--- START OF SUPPLIED DATA ---

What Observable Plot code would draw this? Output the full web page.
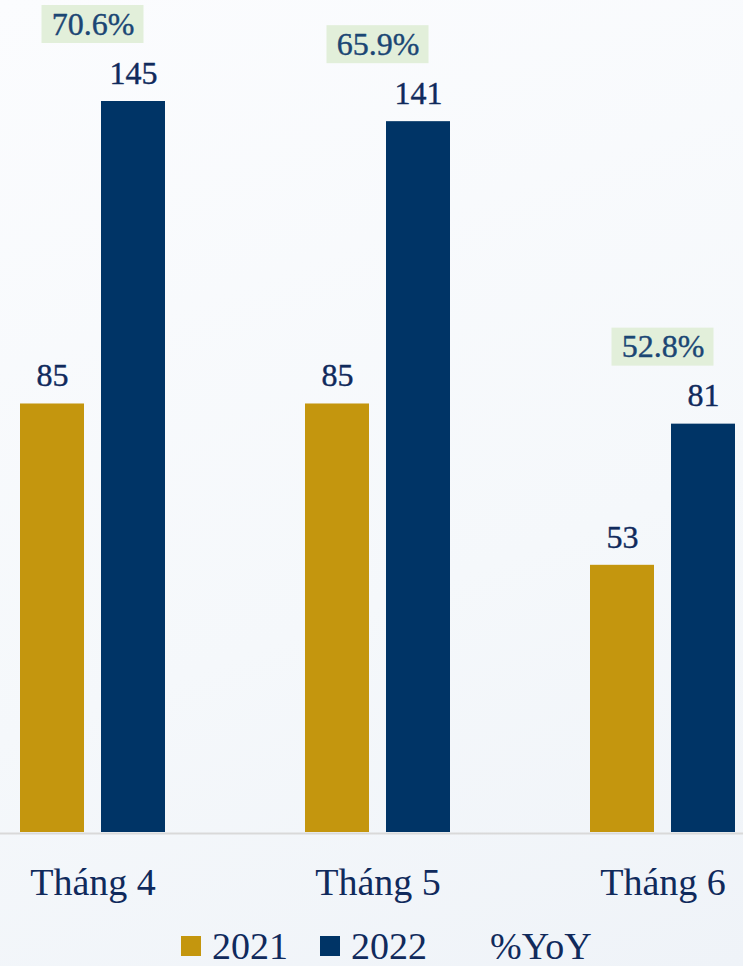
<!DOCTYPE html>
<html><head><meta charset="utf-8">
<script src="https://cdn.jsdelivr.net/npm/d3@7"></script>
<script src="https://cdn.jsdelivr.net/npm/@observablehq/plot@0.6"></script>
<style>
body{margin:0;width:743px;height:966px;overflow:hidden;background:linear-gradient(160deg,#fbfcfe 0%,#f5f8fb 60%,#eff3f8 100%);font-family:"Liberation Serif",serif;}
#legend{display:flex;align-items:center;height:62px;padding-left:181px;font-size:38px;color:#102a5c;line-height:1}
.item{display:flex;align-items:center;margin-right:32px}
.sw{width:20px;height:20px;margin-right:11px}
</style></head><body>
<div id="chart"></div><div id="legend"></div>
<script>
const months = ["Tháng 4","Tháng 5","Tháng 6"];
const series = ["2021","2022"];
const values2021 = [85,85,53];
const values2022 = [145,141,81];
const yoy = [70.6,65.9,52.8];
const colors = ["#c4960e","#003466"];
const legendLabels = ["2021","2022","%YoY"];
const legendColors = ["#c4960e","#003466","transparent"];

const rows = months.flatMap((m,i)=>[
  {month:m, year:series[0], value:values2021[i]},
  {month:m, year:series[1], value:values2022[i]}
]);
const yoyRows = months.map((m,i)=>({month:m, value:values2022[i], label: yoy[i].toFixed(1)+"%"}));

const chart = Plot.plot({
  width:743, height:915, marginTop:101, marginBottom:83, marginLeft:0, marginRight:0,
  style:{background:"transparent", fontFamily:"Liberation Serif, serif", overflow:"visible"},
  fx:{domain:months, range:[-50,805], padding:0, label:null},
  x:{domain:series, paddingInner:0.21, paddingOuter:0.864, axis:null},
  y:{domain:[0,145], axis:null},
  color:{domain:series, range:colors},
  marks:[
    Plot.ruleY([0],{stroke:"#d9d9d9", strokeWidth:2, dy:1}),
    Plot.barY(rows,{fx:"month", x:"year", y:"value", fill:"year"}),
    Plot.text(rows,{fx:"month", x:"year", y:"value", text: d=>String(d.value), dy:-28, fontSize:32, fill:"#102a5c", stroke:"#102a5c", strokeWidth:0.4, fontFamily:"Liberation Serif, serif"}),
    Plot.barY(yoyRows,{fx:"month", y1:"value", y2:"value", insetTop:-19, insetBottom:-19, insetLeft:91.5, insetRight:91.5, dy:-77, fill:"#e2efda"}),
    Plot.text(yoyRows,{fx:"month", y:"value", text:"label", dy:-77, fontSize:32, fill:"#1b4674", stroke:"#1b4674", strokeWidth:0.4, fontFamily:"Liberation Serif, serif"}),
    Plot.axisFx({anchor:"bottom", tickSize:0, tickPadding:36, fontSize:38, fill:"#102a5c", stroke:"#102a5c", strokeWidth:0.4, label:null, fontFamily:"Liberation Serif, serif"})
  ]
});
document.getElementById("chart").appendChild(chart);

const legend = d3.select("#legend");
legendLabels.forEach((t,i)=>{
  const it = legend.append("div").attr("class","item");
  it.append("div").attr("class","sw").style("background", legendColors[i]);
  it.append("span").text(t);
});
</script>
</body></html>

--- END OF SUPPLIED DATA ---

## TASK DESCRIPTION
Copy out each line word for word, please, skipping the images.

## ANSWER TO THE PROBLEM
What Observable Plot code would draw this? Output the full web page.
<!DOCTYPE html>
<html><head><meta charset="utf-8">
<script src="https://cdn.jsdelivr.net/npm/d3@7"></script>
<script src="https://cdn.jsdelivr.net/npm/@observablehq/plot@0.6"></script>
<style>
body{margin:0;width:743px;height:966px;overflow:hidden;background:linear-gradient(160deg,#fbfcfe 0%,#f5f8fb 60%,#eff3f8 100%);font-family:"Liberation Serif",serif;}
#legend{display:flex;align-items:center;height:62px;padding-left:181px;font-size:38px;color:#102a5c;line-height:1}
.item{display:flex;align-items:center;margin-right:32px}
.sw{width:20px;height:20px;margin-right:11px}
</style></head><body>
<div id="chart"></div><div id="legend"></div>
<script>
const months = ["Tháng 4","Tháng 5","Tháng 6"];
const series = ["2021","2022"];
const values2021 = [85,85,53];
const values2022 = [145,141,81];
const yoy = [70.6,65.9,52.8];
const colors = ["#c4960e","#003466"];
const legendLabels = ["2021","2022","%YoY"];
const legendColors = ["#c4960e","#003466","transparent"];

const rows = months.flatMap((m,i)=>[
  {month:m, year:series[0], value:values2021[i]},
  {month:m, year:series[1], value:values2022[i]}
]);
const yoyRows = months.map((m,i)=>({month:m, value:values2022[i], label: yoy[i].toFixed(1)+"%"}));

const chart = Plot.plot({
  width:743, height:915, marginTop:101, marginBottom:83, marginLeft:0, marginRight:0,
  style:{background:"transparent", fontFamily:"Liberation Serif, serif", overflow:"visible"},
  fx:{domain:months, range:[-50,805], padding:0, label:null},
  x:{domain:series, paddingInner:0.21, paddingOuter:0.864, axis:null},
  y:{domain:[0,145], axis:null},
  color:{domain:series, range:colors},
  marks:[
    Plot.ruleY([0],{stroke:"#d9d9d9", strokeWidth:2, dy:1}),
    Plot.barY(rows,{fx:"month", x:"year", y:"value", fill:"year"}),
    Plot.text(rows,{fx:"month", x:"year", y:"value", text: d=>String(d.value), dy:-28, fontSize:32, fill:"#102a5c", stroke:"#102a5c", strokeWidth:0.4, fontFamily:"Liberation Serif, serif"}),
    Plot.barY(yoyRows,{fx:"month", y1:"value", y2:"value", insetTop:-19, insetBottom:-19, insetLeft:91.5, insetRight:91.5, dy:-77, fill:"#e2efda"}),
    Plot.text(yoyRows,{fx:"month", y:"value", text:"label", dy:-77, fontSize:32, fill:"#1b4674", stroke:"#1b4674", strokeWidth:0.4, fontFamily:"Liberation Serif, serif"}),
    Plot.axisFx({anchor:"bottom", tickSize:0, tickPadding:36, fontSize:38, fill:"#102a5c", stroke:"#102a5c", strokeWidth:0.4, label:null, fontFamily:"Liberation Serif, serif"})
  ]
});
document.getElementById("chart").appendChild(chart);

const legend = d3.select("#legend");
legendLabels.forEach((t,i)=>{
  const it = legend.append("div").attr("class","item");
  it.append("div").attr("class","sw").style("background", legendColors[i]);
  it.append("span").text(t);
});
</script>
</body></html>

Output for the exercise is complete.